• Task prompt: Extract, in full, the lines below, beginning at the first and ending with the line that contains "from bokeh.resources import INLINE". Pictures do not belong in the copy.
>> begin
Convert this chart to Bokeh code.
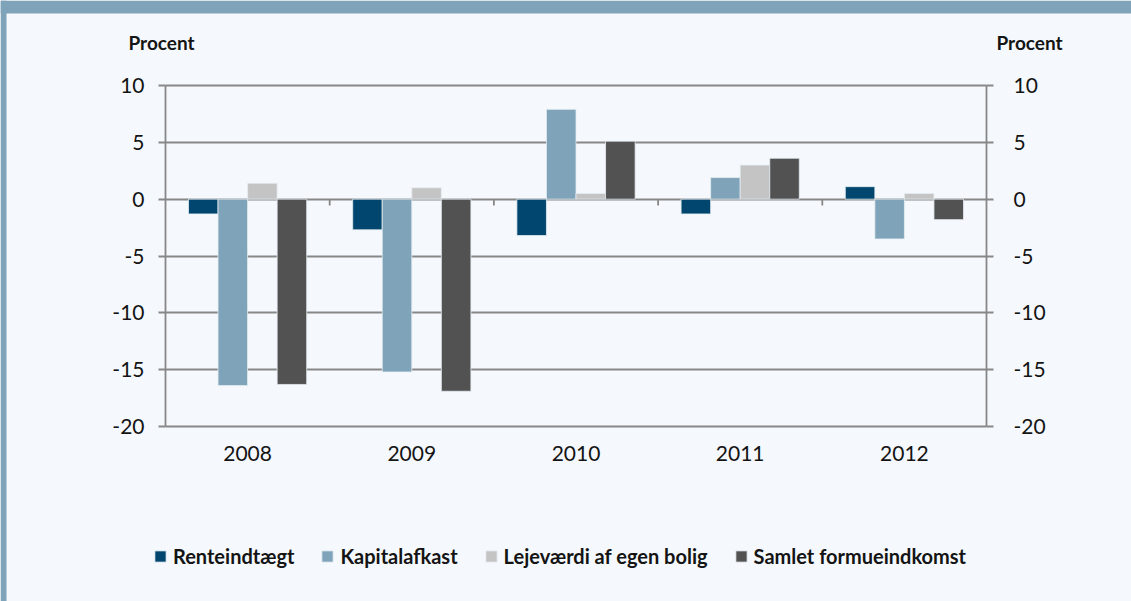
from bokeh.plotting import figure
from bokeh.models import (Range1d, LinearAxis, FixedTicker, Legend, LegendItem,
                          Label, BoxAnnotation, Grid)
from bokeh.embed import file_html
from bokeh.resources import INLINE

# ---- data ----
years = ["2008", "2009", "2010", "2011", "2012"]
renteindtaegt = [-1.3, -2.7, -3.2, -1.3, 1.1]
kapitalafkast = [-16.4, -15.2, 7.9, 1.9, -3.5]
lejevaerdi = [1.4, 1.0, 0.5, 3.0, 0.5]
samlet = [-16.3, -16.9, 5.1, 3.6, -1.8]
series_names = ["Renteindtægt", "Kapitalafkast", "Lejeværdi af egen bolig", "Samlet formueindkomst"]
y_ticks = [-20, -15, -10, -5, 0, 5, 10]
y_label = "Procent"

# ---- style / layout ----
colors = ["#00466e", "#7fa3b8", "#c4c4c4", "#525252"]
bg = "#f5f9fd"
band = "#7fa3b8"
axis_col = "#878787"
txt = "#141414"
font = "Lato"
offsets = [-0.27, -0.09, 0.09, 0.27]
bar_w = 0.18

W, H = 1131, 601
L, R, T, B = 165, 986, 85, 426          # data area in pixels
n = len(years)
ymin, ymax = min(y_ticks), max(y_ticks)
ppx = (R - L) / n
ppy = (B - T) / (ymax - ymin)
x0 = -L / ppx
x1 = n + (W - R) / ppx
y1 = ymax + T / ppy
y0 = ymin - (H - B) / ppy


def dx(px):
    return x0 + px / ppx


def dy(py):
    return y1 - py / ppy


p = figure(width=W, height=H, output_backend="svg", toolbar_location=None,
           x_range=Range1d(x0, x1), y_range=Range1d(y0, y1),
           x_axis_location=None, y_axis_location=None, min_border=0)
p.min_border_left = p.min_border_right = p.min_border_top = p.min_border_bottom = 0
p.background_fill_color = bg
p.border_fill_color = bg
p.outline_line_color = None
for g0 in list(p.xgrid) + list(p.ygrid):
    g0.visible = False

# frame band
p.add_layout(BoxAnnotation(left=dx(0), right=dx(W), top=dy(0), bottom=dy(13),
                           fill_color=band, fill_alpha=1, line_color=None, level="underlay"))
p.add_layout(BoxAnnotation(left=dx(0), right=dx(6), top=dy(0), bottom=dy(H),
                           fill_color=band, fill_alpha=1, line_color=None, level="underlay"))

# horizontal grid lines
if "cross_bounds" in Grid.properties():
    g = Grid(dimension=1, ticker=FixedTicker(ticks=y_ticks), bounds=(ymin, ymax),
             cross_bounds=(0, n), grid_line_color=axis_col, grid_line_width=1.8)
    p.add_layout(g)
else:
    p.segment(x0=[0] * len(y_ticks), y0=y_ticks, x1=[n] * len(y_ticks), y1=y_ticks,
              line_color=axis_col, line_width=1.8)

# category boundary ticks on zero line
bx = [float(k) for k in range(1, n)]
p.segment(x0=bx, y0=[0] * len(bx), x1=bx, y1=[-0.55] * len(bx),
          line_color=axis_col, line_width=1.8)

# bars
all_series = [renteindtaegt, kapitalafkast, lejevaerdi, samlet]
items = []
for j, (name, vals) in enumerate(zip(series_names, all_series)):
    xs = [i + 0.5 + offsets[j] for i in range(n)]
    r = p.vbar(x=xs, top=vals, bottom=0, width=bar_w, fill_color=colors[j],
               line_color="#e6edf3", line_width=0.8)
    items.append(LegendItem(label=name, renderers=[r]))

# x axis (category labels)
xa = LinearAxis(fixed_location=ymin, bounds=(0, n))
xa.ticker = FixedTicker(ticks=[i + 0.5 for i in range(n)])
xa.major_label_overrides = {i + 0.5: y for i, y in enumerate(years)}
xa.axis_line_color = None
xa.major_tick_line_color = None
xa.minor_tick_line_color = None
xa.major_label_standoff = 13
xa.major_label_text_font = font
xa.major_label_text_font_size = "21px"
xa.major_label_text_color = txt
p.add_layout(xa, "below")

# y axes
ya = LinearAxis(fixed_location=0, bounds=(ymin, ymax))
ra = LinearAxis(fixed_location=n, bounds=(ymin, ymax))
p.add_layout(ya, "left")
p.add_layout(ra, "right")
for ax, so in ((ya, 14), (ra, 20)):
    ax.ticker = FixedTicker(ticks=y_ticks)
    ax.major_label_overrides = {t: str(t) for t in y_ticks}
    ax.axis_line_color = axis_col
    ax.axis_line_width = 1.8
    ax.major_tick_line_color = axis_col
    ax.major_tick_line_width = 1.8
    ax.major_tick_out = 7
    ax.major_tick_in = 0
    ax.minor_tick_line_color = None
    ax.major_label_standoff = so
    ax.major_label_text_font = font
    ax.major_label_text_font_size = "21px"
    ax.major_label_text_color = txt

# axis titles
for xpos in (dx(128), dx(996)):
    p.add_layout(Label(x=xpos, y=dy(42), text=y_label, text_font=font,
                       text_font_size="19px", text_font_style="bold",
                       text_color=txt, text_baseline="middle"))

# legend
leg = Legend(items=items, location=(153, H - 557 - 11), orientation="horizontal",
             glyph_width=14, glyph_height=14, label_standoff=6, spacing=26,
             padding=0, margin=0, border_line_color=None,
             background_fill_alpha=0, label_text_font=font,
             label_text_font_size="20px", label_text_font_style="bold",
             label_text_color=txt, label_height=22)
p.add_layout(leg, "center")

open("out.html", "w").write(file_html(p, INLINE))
>> end
• Answer to the task:
Convert this chart to Bokeh code.
from bokeh.plotting import figure
from bokeh.models import (Range1d, LinearAxis, FixedTicker, Legend, LegendItem,
                          Label, BoxAnnotation, Grid)
from bokeh.embed import file_html
from bokeh.resources import INLINE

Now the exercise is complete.